Hash 1217


7:30 pm - 11:00 pm


Modbury Inn
Brownston Street, Modbury, Devon, PL21 0RQ
Hares: Nokkers & Gary Glitter and Under Covers
What 3 Words: binders.observers.ideas

Event Type

The Words Hash 1217 according to Top Shelf


A coincidence, fate, or just bad luck?

This time last year the hash was also from Modbury. This time last year during the circle-up, the question arose as to who was going to do the words. “What letter are we on?” asked Overshot. ‘T’ was the reply. This time last year I dropped my head hoping to become invisible, but Marty saw me and bellowed “Top Shelf should do them!!”

EXACTLY the same happened this week, the only difference being that it was Pugsley who ‘got’ me!
And just like last year I walked the trail, saw very little and heard even less, and just like last year, because I was serving the food at the pub I had no time to take notes or to listen to any ‘dirt’!

So, relying on RA Re-Entry’s notes, this is what happened  –

We were told at the circle by co-hare Gary Glitter that the long was 7½ miles, the medium 6 miles, the short 4 miles, and the walker’s route would be 2½ miles. So off we went, over the main road, up the steep Galpin Street where Sarah, who runs with her BIG dog, caused a road block after the dog had dumped a BIG poo in the middle of the road, so BIG that it looked like a roundabout!

Over the stile at the top of the hill we went and into the fields. After more stiles we were greeted by a veritable CORNucopia of tall plants. “None of your CORNy jokes here please”, I said to Pony Shafter, as he picked off one of the veg and stuck it between his legs…..”Look,” he said, “CORN-on-the-nob!” (This conversation may, or may not have happened!)

(Have you ever wondered, if CORN oil is made from CORN and vegetable oil is made from vegetables, what is baby oil made from?)

It was also in this cornfield that Wet Spot hid amongst the plants in wait, and then jumped out, arms flailing, shouting “Boo”, but his victims were pretty sCORNful of his attempts to frighten them!

As I walked with the back-markers past a farmhouse, through a gate and into another field, a voice came out of nowhere! “They’re in the wrong field,” the voice said. *They’re on the wrong path! They’re frightening the sheep!” We all looked around to see where the voice was coming from, then out from the shadows came the shape of a giant of a man, shotgun in hand, ferocious bull dog by his side!
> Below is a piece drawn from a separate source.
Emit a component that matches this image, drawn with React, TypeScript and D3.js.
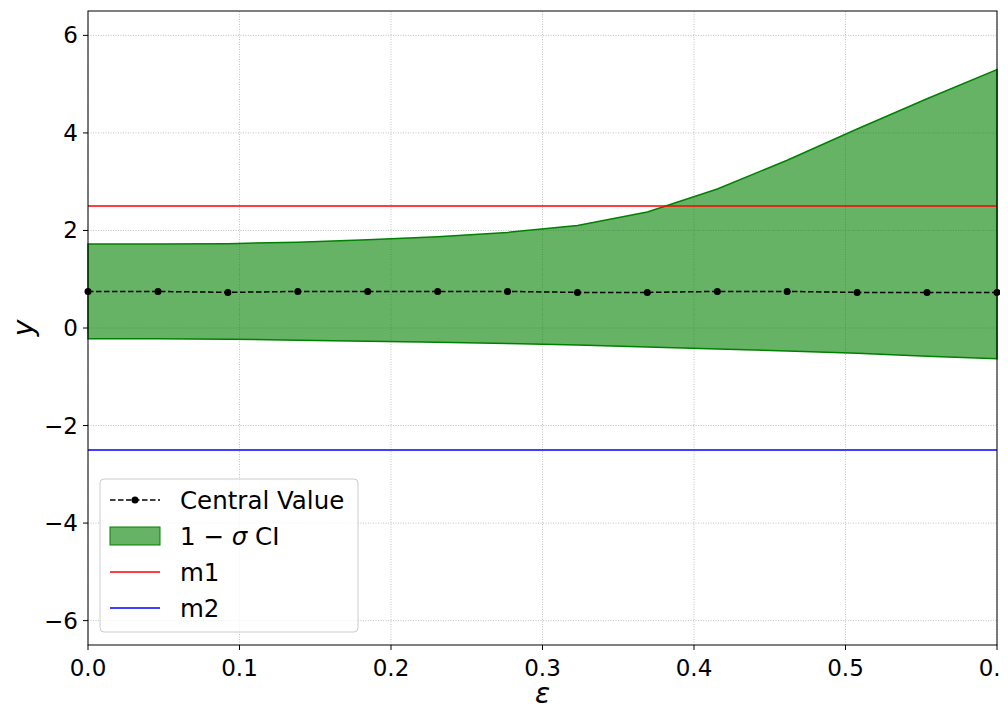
import { useEffect, useRef } from 'react'
import * as d3 from 'd3'

const xs = [0, 0.0462, 0.0923, 0.1385, 0.1846, 0.2308, 0.2769, 0.3231, 0.3692, 0.4154, 0.4615, 0.5077, 0.5538, 0.6]
const central = [0.75, 0.75, 0.73, 0.75, 0.75, 0.75, 0.75, 0.73, 0.73, 0.75, 0.75, 0.73, 0.73, 0.73]
const upper = [1.72, 1.72, 1.73, 1.76, 1.81, 1.87, 1.96, 2.1, 2.38, 2.85, 3.44, 4.08, 4.7, 5.3]
const lower = [-0.22, -0.22, -0.23, -0.25, -0.27, -0.29, -0.32, -0.35, -0.39, -0.43, -0.47, -0.52, -0.58, -0.63]
const xTicks = [0, 0.1, 0.2, 0.3, 0.4, 0.5, 0.6]
const yTicks = [-6, -4, -2, 0, 2, 4, 6]
const m1 = 2.5
const m2 = -2.5

export default function App() {
  const ref = useRef<SVGSVGElement>(null)

  useEffect(() => {
    if (!ref.current) return
    const svg = d3.select(ref.current)
    svg.selectAll('*').remove()
    const margin = { left: 88, top: 11, right: 11, bottom: 75 }
    const W = 1008, H = 720
    const x = d3.scaleLinear().domain([0, 0.6]).range([margin.left, W - margin.right])
    const y = d3.scaleLinear().domain([-6.5, 6.5]).range([H - margin.bottom, margin.top])
    const font = 'DejaVu Sans'

    const g = svg.append('g')
    // grid
    xTicks.forEach(t => g.append('line').attr('x1', x(t)).attr('x2', x(t)).attr('y1', y(-6.5)).attr('y2', y(6.5))
      .attr('stroke', '#b0b0b0').attr('stroke-width', 0.8).attr('stroke-dasharray', '1,1.5'))
    yTicks.forEach(t => g.append('line').attr('y1', y(t)).attr('y2', y(t)).attr('x1', x(0)).attr('x2', x(0.6))
      .attr('stroke', '#b0b0b0').attr('stroke-width', 0.8).attr('stroke-dasharray', '1,1.5'))

    const idx = d3.range(xs.length)
    const area = d3.area<number>().x(i => x(xs[i])).y0(i => y(lower[i])).y1(i => y(upper[i]))
    g.append('path').attr('d', area(idx)).attr('fill', 'green').attr('fill-opacity', 0.6)
      .attr('stroke', 'green').attr('stroke-width', 1.5)

    g.append('line').attr('x1', x(0)).attr('x2', x(0.6)).attr('y1', y(m1)).attr('y2', y(m1)).attr('stroke', 'red').attr('stroke-width', 1.5)
    g.append('line').attr('x1', x(0)).attr('x2', x(0.6)).attr('y1', y(m2)).attr('y2', y(m2)).attr('stroke', 'blue').attr('stroke-width', 1.5)

    const line = d3.line<number>().x(i => x(xs[i])).y(i => y(central[i]))
    g.append('path').attr('d', line(idx)).attr('fill', 'none').attr('stroke', 'black').attr('stroke-width', 1.5).attr('stroke-dasharray', '5.5,2.5')
    g.selectAll('circle.c').data(idx).enter().append('circle').attr('cx', i => x(xs[i])).attr('cy', i => y(central[i])).attr('r', 3.5).attr('fill', 'black')

    // frame
    g.append('rect').attr('x', x(0)).attr('y', y(6.5)).attr('width', x(0.6) - x(0)).attr('height', y(-6.5) - y(6.5))
      .attr('fill', 'none').attr('stroke', 'black').attr('stroke-width', 1)

    xTicks.forEach(t => {
      g.append('line').attr('x1', x(t)).attr('x2', x(t)).attr('y1', y(-6.5)).attr('y2', y(-6.5) + 5).attr('stroke', 'black')
      g.append('text').attr('x', x(t)).attr('y', y(-6.5) + 31).attr('text-anchor', 'middle').attr('font-family', font).attr('font-size', 23).text(d3.format('.1f')(t))
    })
    yTicks.forEach(t => {
      g.append('line').attr('x1', x(0) - 5).attr('x2', x(0)).attr('y1', y(t)).attr('y2', y(t)).attr('stroke', 'black')
      g.append('text').attr('x', x(0) - 10).attr('y', y(t) + 8).attr('text-anchor', 'end').attr('font-family', font).attr('font-size', 23).text(t < 0 ? `\u2212${-t}` : `${t}`)
    })
    g.append('text').attr('x', x(0.3)).attr('y', 703).attr('text-anchor', 'middle').attr('font-family', font).attr('font-style', 'italic').attr('font-size', 28).text('ε')
    g.append('text').attr('transform', `translate(33,${y(0)}) rotate(-90)`).attr('text-anchor', 'middle').attr('font-family', font).attr('font-style', 'italic').attr('font-size', 28).text('y')

    // legend
    const lg = g.append('g').attr('transform', 'translate(100,479)')
    lg.append('rect').attr('width', 258).attr('height', 153).attr('rx', 4).attr('fill', 'white').attr('fill-opacity', 0.8).attr('stroke', '#ccc')
    const rows = [21, 57, 93, 129]
    lg.append('line').attr('x1', 10).attr('x2', 60).attr('y1', rows[0]).attr('y2', rows[0]).attr('stroke', 'black').attr('stroke-width', 1.5).attr('stroke-dasharray', '5.5,2.5')
    lg.append('circle').attr('cx', 35).attr('cy', rows[0]).attr('r', 3.5).attr('fill', 'black')
    lg.append('rect').attr('x', 10).attr('y', rows[1] - 9).attr('width', 50).attr('height', 18).attr('fill', 'green').attr('fill-opacity', 0.6).attr('stroke', 'green')
    lg.append('line').attr('x1', 10).attr('x2', 60).attr('y1', rows[2]).attr('y2', rows[2]).attr('stroke', 'red').attr('stroke-width', 1.5)
    lg.append('line').attr('x1', 10).attr('x2', 60).attr('y1', rows[3]).attr('y2', rows[3]).attr('stroke', 'blue').attr('stroke-width', 1.5)
    const rowText = (i: number) => lg.append('text').attr('x', 80).attr('y', rows[i] + 9).attr('font-family', font).attr('font-size', 24.5)
    rowText(0).text('Central Value')
    const t1 = rowText(1)
    t1.append('tspan').text('1 − ')
    t1.append('tspan').attr('font-style', 'italic').text('σ')
    t1.append('tspan').text(' CI')
    rowText(2).text('m1')
    rowText(3).text('m2')
  }, [])

  return <svg ref={ref} width={1008} height={720} style={{ display: 'block', margin: -8 }} />
}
This was where I, Pony Shafter, Dragon Slayer, Hekkel, and Twisted Sister slunk (or is it slunked?) off leaving Filth to deal with the farmer’s rantings!

(Have you ever wondered, if breeders mated a bull dog and a shitsu, would it be called a bullshit?)

Elsewhere on the hash –

Piddler actually led the hash at one point, striding ahead at a check and finding the correct route.

Rizzo fell in cowshit, and she also saved a frog! Meanwhile, Sticky Bush found a toad.

Overshot tried to short-cut through a field, found it was a dead-end, went back, only to find out that the trail did go through that field after all!

Whoever the host was at the beer stop (I don’t know who it was ‘cos I never got to it) was a tad discombobulated (wow, what a long word!) at Dead Man Walking as he helped himself to an unmade cocktail, which makes him a COCK without a tail!

(Have you ever wondered, why is “a fear of long words” named hippopotomonstrosesquippedaliophobia?)

Bee Flicker looked after an elderly, geriatric (no longer a spring chicken!) Gaffer.

Whisperer and Bit of Ruff tried to lift a gate out of its hinges as everyone else was climbing over it!

Arriving back at the carpark, GingGang got changed and waited, and waited for Rod the Mod (aka Goolie) to return. Dying for a wine, but with no money, she decided to raise her own funds, so did a bit of moonlighting, standing underneath a street light, flashing a……..wry smile to any passer-by!

At the pub – I have no idea what was being said or what was being done as I was busy doing my ‘dinner lady’ impersonation, ladling out the curry, chips, and naan breads, all cooked by ‘that sweet child of mine’!

Before the down-downs, there was a naming – Sarah, minus her BIG dog!

A Limerick!
On the hash, after less than a mile,
Her BIG dog stopped to poo a great pile,
We had to give her a name,
Surely it wouldn’t be tame!
Was it Big Dump, Shitsu, or Doggie Style?

A 100th T-Shirt (vest) was awarded to Bit of Ruff.

Down-downs were awarded to the three hares- Under Cover, Gary Glitter, and Nokkers. And also to Bit of Ruff, Filth, and Doggy Style.

And to finish, have you ever wondered, if quizzes are quizzical, what are tests?